Taking readings off the Thermostat of Dread in this way would be bad enough if it was simply useless. Why waste time and energy on political theatre when there are more serious jobs to be done? Unfortunately, the threat level announcements are worse than useless. The Government's stated counter-terrorism strategy is to reduce the risk so that people can "go about their business freely and with confidence". And yet a warning that the threat level has just risen diminishes public confidence without being specific enough to assist those who might be at risk. What do you do with such information? You worry about it - because it's too vague to be of any other use. There are things the public needs to know, but the arbitrary flickerings of JTAC's pressure gauge is not among them.

The joke is on you and me

A L Kennedy's attempt to carve out a career in stand-up on the Edinburgh Fringe has been greeted with slightly surprising gentleness in the press. It's not that anyone has gone overboard with the praise. But no one, so far as I can see, has honestly described the excruciating experience audiences have in store should they succumb to curiosity.

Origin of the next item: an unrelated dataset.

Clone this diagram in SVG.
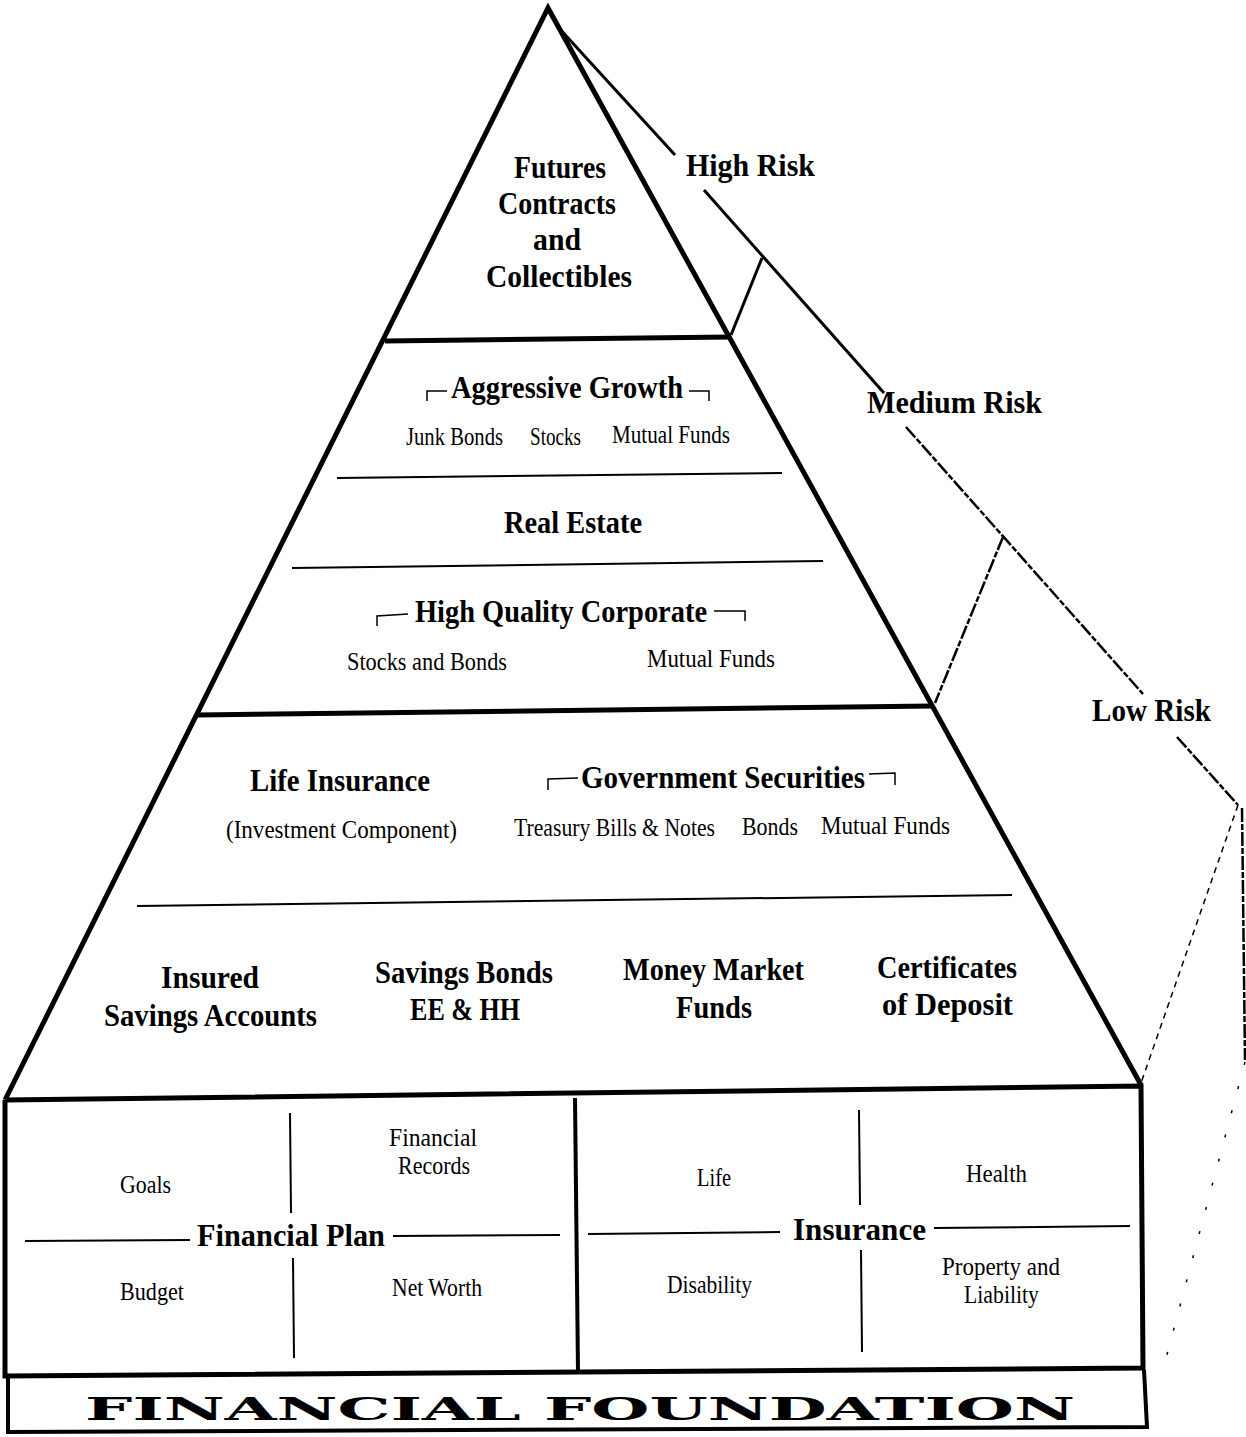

I spent most of the time hiding behind the head of the man in front of me - just in case I made eye-contact with the artist, left, and we recognised the truth in each other's eyes - that she was dying up there and that no palliative care was available.

Only a housebrick wouldn't have felt for her but it was useful reminder that when critics are kind to performers they may be unthinkingly cruel to the paying public.

* Even as he confessed to youthful membership of the Waffen SS, Günter Grass appeared to be having some difficulty achieving the ruthless candour he has urged on his fellow countrymen for decades.

"Only when I got to Dresden did I realise it was the Waffen SS," he told his interviewer, adding that at the time he wasn't ashamed of his membership.

Wasn't ashamed? As an eager member of the Hitler Youth and an unquestioning patriot he was surely thrilled to have been selected for this military elite. Perhaps he's saving full disclosure for the memoir.

In the meantime what's interesting about the reaction of his colleagues is the edge of revenge in their remarks. Grass's real crime, you sense, isn't to have been drafted into the Waffen SS 1944, or even to have concealed the fact till 2006 (after all, personal guilt can be a credential for a moralist, rather than a disqualification).

It was to have been so monolithically self-important for the years in between.